Happy Birthday, Mrs.
Parker. The original Mrs. Parker that is.
In A Midsummer
Night’s Dream, it is said of Hermia that “though she be but little she is
fierce.” Shakespeare could have been describing Dorothy Parker, one of America’s
great wits and a New York City literary icon.
On 22 August 1893
Dorothy Rothschild was born in West End, New Jersey (she would always regret
that her parents couldn’t make it back to New York in time for her birth). An
unhappy childhood (she lost her mother at four and didn't get along with her stepmother) didn’t stop the precocious
little girl from developing her unique take on language and the world. Expelled
from Catholic school for describing the Immaculate Conception as “spontaneous
combustion,” her formal education ended at 14. A voracious reader (her
favourite character was Becky Sharp in Vanity Fair), she wanted to be a writer and worked on
her verse, getting a poem “Any Porch” published in Vanity Fair the magazine in 1915. A job
at Vogue soon followed.
A few years later she married the first of her two husbands. While the marriage didn’t
work out, Edwin Pond Parker II gave Dorothy Rothschild one of the most
important gifts she would ever receive, a new name, and for the rest of her life she would be known as Dorothy Parker.
She would go on to
work for Vanity Fair, eventually becoming its theatre critic. (On Katherine
Hepburn: “[she] delivered a
striking performance that ran the gamut of emotions, from A to B.”) There she
became colleagues and good friends with Robert
Benchley and Robert E. Sherwood. When the magazine’s editor, Frank Crowninshield,
famously invited her to brunch at the Plaza only to fire her (one of her reviews had angered Flo
Ziegfeld), Benchley and Sherwood walked out in protest.
"A Vicious Circle" by Natalie Ascencios, a painting of the Algonquin Round Table members, hangs in the hotel today. Mrs. Parker and Mr. Benchley can be seen at the far left.
The three would lunch
regularly at the Algonquin Hotel and as their group grew (members included
Alexander Woollcott, Harold Ross, Edna Ferber, and George S. Kaufman) so did their fame, and they were soon dubbed the Algonquin Round Table. Mrs. Parker’s acerbic comments and witty
bon mots (Asked to use the word horticulture in a sentence: “You can lead a horticulture,
but you can't make her think.”) made their way into
fellow diner Franklin Pierce Adams’ popular newspaper column “The Coning Tower,”
and Mrs. Parker became famous as the woman who said clever things.
This reputation
would come to haunt Mrs. Parker who was no frivolous flapper but an intelligent
woman who wanted to be a good writer. Writing did not come easy to her. "I can't write five words but that I change
seven," she once said. Writer’s block would cripple her for months at a
time and her own insecurity in her writing didn’t help either. “Dear
God, please make me stop writing like a woman.”

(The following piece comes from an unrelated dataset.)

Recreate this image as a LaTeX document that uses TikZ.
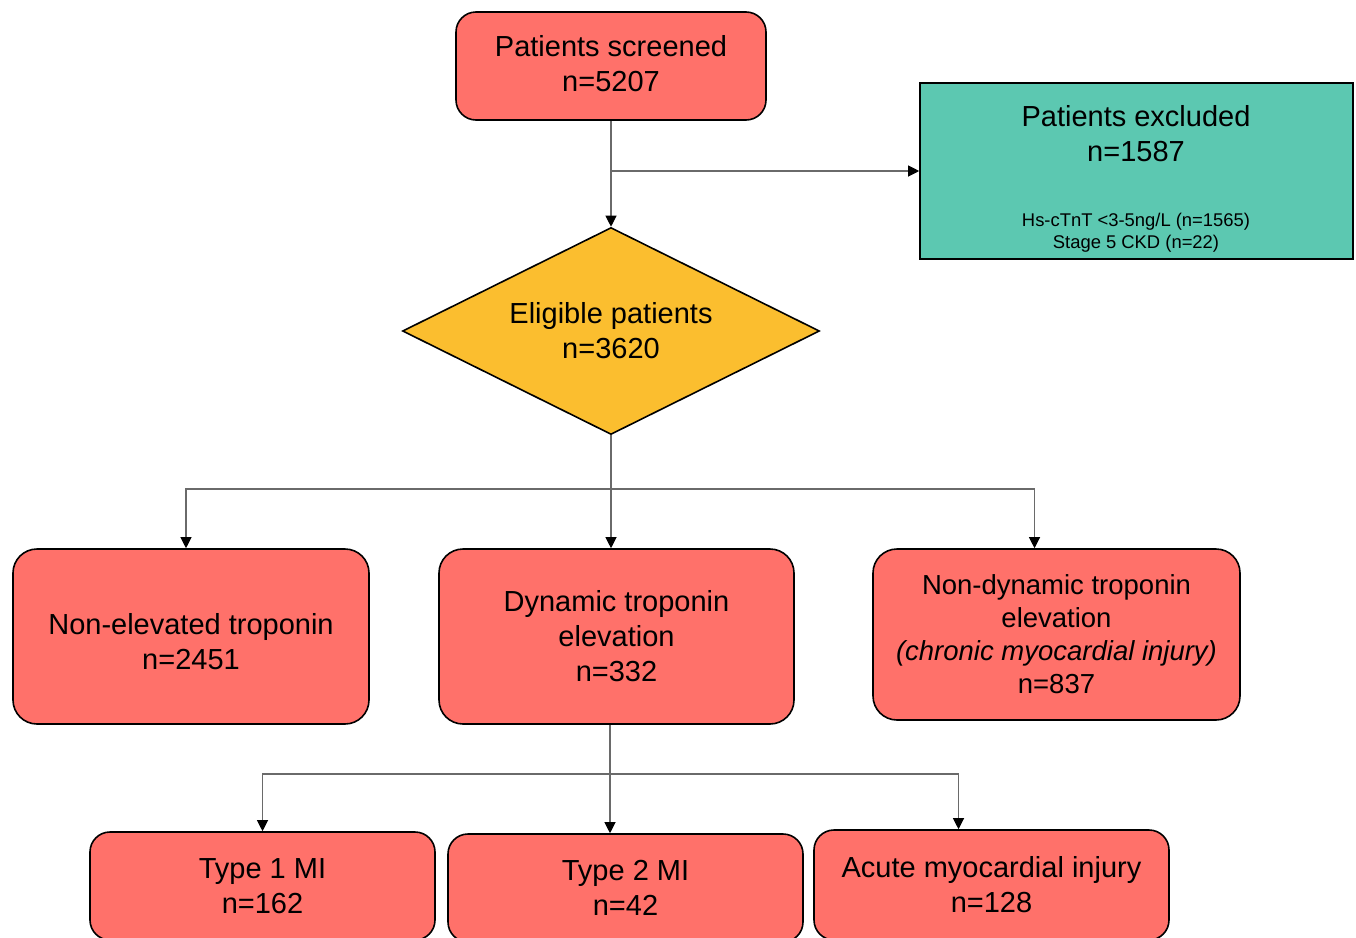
\documentclass[tikz,border=0pt]{standalone}
\usepackage{fontspec}
\setmainfont{Liberation Sans}
\usetikzlibrary{arrows.meta,shapes.geometric}
\definecolor{boxred}{HTML}{FF716A}
\definecolor{boxteal}{HTML}{5CC8B1}
\definecolor{boxgold}{HTML}{FBBE2F}
\definecolor{wiregray}{HTML}{6A6A6A}

\begin{document}
\begin{tikzpicture}[x=1pt,y=-1pt]
    \tikzstyle{every node}=[font=\fontsize{29}{35}\selectfont, align=center, inner sep=0pt]
    \tikzstyle{stage}=[draw, line width=1.6pt, rounded corners=24, fill=boxred]
    \tikzstyle{excl}=[draw, line width=1.6pt, fill=boxteal]
    \tikzstyle{decide}=[diamond, draw, line width=1.6pt, fill=boxgold, aspect=2]
    \tikzstyle{wire}=[line width=1.1pt, wiregray]
    \tikzstyle{arrowwire}=[wire, -{Triangle[width=11pt,length=11pt,color=black]}]

    % frame
    \useasboundingbox (0,0) rectangle (1356,937);
    \clip (0,0) rectangle (1356,937);

    % screening and exclusion
    \node[stage, rounded corners=20, minimum width=310, minimum height=108, text depth=6pt] (screened) at (611,66) {Patients screened\\n=5207};
    \node[excl, minimum width=433, minimum height=176] (excluded) at (1136.5,171) {};
    \node (exctitle) at (1136,134) {Patients excluded\\n=1587};
    \node[font=\fontsize{18.4}{22}\selectfont] (excreason) at (1136,233) {Hs-cTnT <3-5ng/L (n=1565)\\Stage 5 CKD (n=22)};

    % eligible
    \node[decide, minimum width=417, minimum height=207] (eligible) at (611,331) {Eligible patients\\n=3620};

    % troponin groups
    \node[stage, minimum width=356, minimum height=175, text height=67pt] (nonelev) at (191,636.5) {Non-elevated troponin\\n=2451};
    \node[stage, minimum width=355, minimum height=175] (dynamic) at (616.5,636.5) {Dynamic troponin\\elevation\\n=332};
    \node[stage, minimum width=367, minimum height=171, font=\fontsize{27.5}{33}\selectfont] (nondyn) at (1056.5,634.5) {Non-dynamic troponin\\elevation\\\textit{(chronic myocardial injury)}\\n=837};

    % diagnoses
    \node[stage, rounded corners=20, minimum width=345, minimum height=108] (typeone) at (262.5,886) {Type 1 MI\\n=162};
    \node[stage, rounded corners=20, minimum width=355, minimum height=108] (typetwo) at (625.5,888) {Type 2 MI\\n=42};
    \node[stage, rounded corners=20, minimum width=355, minimum height=110] (acute) at (991.5,885) {Acute myocardial injury\\n=128};

    % connecting wires
    \coordinate (exsplit) at (611,171);
    \draw[wire] (screened.south) -- (exsplit);
    \draw[arrowwire] (exsplit) -- (eligible.north);
    \draw[arrowwire] (exsplit) -- (excluded.west);

    \coordinate (forkone) at (611,489);
    \draw[wire] (eligible.south) -- (forkone);
    \draw[arrowwire] (forkone) -| ([xshift=-5pt]nonelev.north);
    \draw[arrowwire] (forkone) -- (forkone |- dynamic.north);
    \draw[arrowwire] (forkone) -| ([xshift=-22pt]nondyn.north);

    \coordinate (forktwo) at (610,774);
    \draw[wire] (forktwo |- dynamic.south) -- (forktwo);
    \draw[arrowwire] (forktwo) -| (typeone.north);
    \draw[arrowwire] (forktwo) -- (forktwo |- typetwo.north);
    \draw[arrowwire] (forktwo) -| ([xshift=-33pt]acute.north);

\end{tikzpicture}
\end{document}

But she could write and write well. I dare you to read
one of her short stories like “Big Blonde” or "A Telephone Call" and not feel moved by the plight of the female characters or read one of her poems such as “Inventory”
or “Symptom Recital” and not nod your head in agreement with the truth
of her words.
And it must not be
forgotten than when Harold Ross began a new magazine in 1925 called The New
Yorker, Mrs. Parker was one of its first contributors (Responding to Harold
Ross' question of why she wasn’t in the office: "Someone else was using the pencil."). The
contributions Mrs. Parker made in those early days helped to shape what would
become arguably the most important literary magazine in America.
In addition to
writing poems, short stories, criticism, and plays, Mrs. Parker also wrote
screenplays in Hollywood with husband number 2 and 3, Alan Campbell. Her screen
credits include A Star is Born (1937) (for which she earned an Academy Award
nomination) and Alfred Hitchcock’s Saboteur (1942).
She was also a
political activist. In 1927 she was arrested in Boston for protesting the scheduled execution of Sacco and Vanzetti.
Her support of left-wing causes would eventually get her blacklisted in Hollywood in the 1950s. When
she died on 7 June 1967, she left her estate to Martin Luther King. After his
assassination, the money reverted to the NAACP. Today, her ashes are buried on the
grounds of their Baltimore headquarters.
Yet with all her
fame, Mrs. Parker never seemed to find true happiness. Her marriages were unsuccessful
(she probably received more happiness from her beloved dogs than from any of
the men in her life). She attempted suicide multiple times and had a drinking
problem. And she always had doubts about her writing.
But for me, she is
an inspiration. Her fierce determination to succeed as a writer, her
fearlessness in telling the truth, the fact that she didn’t try and hide her
intelligence, her sentimentality and love of dogs, all of these things, I
believe, are qualities to be admired.
So happy birthday
Mrs. Parker. I shall be toasting your memory today.